Apesar da condenação em primeira instância, Sada defende que não existe nenhum motivo para que Braga seja mantido preso preventivamente. “Rafael, embora tenha condenações anteriores, é acusado de portar pequena quantidade de drogas, foi preso sozinho, sem armas, sem oferecer resistência. Então não tem nenhuma gravidade especial para a conduta que está sendo imputada a ele”, argumentou ao salientar que essa descrição cabe a muitas pessoas que estão hoje na prisão.

Uma história comum

A dura realidade vivida por Rafael ultrapassa as fronteiras do Brasil. O documentário americano 13ª emenda, produzido e dirigido por Ava Durvey, relaciona a escravidão ao encarceramento em massa nos Estados Unidos. Lá, há uma história semelhante a de Rafael — Kalief Browder foi detido após sair de uma festa e a fiança de US$ 10 mil dólares não pode ser paga pela família pobre do rapaz.
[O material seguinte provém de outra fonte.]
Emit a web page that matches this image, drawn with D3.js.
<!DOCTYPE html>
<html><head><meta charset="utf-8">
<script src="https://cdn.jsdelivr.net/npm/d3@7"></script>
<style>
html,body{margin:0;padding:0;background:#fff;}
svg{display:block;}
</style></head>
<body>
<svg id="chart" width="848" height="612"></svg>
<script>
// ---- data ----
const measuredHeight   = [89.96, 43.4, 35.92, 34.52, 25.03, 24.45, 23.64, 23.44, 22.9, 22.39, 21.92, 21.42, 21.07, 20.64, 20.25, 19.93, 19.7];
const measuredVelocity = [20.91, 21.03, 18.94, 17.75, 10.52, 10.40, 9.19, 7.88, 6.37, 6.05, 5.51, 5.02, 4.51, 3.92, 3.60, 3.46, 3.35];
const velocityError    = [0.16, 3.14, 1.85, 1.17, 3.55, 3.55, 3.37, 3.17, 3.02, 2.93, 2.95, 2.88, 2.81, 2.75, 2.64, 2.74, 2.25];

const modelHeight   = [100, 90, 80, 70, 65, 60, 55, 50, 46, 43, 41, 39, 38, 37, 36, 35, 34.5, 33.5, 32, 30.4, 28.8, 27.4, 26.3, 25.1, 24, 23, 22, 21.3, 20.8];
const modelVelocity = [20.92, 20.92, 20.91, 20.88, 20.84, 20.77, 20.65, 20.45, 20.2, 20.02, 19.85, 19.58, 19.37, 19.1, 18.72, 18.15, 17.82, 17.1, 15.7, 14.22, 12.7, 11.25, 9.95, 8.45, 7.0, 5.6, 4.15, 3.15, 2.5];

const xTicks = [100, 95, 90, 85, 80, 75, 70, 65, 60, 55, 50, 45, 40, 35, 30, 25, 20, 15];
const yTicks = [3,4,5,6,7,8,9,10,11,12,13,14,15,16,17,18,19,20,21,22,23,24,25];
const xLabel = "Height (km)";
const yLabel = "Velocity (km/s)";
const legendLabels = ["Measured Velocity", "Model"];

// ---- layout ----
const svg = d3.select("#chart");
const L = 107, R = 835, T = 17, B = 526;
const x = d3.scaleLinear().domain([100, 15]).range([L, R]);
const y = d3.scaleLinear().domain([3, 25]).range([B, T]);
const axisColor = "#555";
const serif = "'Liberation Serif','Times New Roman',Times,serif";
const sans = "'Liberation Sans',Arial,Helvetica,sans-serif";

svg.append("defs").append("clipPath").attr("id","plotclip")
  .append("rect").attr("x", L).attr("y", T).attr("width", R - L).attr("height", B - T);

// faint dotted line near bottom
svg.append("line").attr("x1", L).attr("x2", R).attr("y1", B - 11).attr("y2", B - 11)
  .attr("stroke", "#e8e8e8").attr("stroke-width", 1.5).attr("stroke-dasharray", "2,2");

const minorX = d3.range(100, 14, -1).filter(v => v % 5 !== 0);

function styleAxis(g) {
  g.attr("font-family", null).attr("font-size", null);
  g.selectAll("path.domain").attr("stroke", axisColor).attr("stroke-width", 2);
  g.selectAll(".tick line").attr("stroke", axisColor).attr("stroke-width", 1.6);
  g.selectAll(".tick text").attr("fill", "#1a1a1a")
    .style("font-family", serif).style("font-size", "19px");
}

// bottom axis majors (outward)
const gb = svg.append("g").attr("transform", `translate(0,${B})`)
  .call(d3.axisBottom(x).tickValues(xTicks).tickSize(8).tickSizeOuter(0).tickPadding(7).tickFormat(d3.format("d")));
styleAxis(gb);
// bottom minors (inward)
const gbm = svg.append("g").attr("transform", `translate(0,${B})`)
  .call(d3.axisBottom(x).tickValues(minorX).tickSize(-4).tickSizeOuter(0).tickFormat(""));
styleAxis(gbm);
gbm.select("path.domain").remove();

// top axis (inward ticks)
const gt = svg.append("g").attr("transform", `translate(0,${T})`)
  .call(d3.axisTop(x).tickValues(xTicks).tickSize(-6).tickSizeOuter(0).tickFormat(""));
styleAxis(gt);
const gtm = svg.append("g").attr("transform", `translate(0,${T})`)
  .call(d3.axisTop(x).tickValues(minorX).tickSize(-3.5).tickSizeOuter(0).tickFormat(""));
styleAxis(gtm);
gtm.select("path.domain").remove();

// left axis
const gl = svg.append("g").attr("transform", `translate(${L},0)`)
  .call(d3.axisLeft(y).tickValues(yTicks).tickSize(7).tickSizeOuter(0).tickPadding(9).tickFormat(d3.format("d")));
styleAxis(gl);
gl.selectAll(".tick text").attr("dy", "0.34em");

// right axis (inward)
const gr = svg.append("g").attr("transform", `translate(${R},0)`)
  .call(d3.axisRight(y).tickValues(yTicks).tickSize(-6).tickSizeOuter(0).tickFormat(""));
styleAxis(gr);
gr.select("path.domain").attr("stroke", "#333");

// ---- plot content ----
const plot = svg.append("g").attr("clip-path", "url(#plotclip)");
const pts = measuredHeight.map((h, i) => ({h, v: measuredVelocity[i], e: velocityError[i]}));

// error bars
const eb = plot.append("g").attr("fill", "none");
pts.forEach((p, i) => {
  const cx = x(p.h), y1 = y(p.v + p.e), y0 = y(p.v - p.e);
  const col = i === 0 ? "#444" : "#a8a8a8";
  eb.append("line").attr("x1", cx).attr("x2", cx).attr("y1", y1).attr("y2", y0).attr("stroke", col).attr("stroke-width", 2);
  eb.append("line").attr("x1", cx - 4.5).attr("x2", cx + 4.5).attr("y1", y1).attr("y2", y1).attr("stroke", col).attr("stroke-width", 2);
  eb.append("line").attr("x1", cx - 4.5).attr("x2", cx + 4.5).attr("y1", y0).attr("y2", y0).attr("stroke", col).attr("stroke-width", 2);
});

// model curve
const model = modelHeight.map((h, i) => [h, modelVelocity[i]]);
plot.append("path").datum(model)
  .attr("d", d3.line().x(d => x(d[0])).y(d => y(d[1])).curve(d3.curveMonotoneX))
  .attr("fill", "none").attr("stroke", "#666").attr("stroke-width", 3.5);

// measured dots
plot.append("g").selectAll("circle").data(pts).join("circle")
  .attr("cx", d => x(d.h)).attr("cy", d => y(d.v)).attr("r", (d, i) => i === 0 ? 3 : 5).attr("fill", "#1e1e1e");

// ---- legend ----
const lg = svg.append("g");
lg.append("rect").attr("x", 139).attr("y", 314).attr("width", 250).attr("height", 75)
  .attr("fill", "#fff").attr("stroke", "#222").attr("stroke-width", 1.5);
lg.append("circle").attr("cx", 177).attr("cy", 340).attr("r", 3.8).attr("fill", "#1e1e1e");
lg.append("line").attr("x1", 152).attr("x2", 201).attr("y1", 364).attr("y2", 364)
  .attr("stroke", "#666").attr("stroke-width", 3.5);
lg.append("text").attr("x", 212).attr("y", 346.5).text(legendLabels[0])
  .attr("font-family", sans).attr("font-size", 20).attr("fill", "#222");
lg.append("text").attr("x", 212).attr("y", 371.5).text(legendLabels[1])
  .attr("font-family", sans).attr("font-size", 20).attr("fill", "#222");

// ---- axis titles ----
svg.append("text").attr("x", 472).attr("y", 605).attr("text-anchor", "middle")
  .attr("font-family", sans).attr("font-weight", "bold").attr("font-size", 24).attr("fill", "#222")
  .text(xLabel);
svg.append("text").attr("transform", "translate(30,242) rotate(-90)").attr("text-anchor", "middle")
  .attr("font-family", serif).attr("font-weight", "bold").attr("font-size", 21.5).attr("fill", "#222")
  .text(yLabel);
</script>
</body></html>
Ele ficou preso por três anos, dois numa cela solitária. Depois, todas as acusações contra ele foram retiradas por não terem embasamento e Browder foi solto. Dois anos depois, ele se enforcou no Bronx. O jovem negro tinha 22 anos de idade e não conseguiu suportar a injustiça que viveu. Esperando um final positivo para história de Rafael Braga, há inúmeras manifestações para que sua vida e história não se findem no cárcere.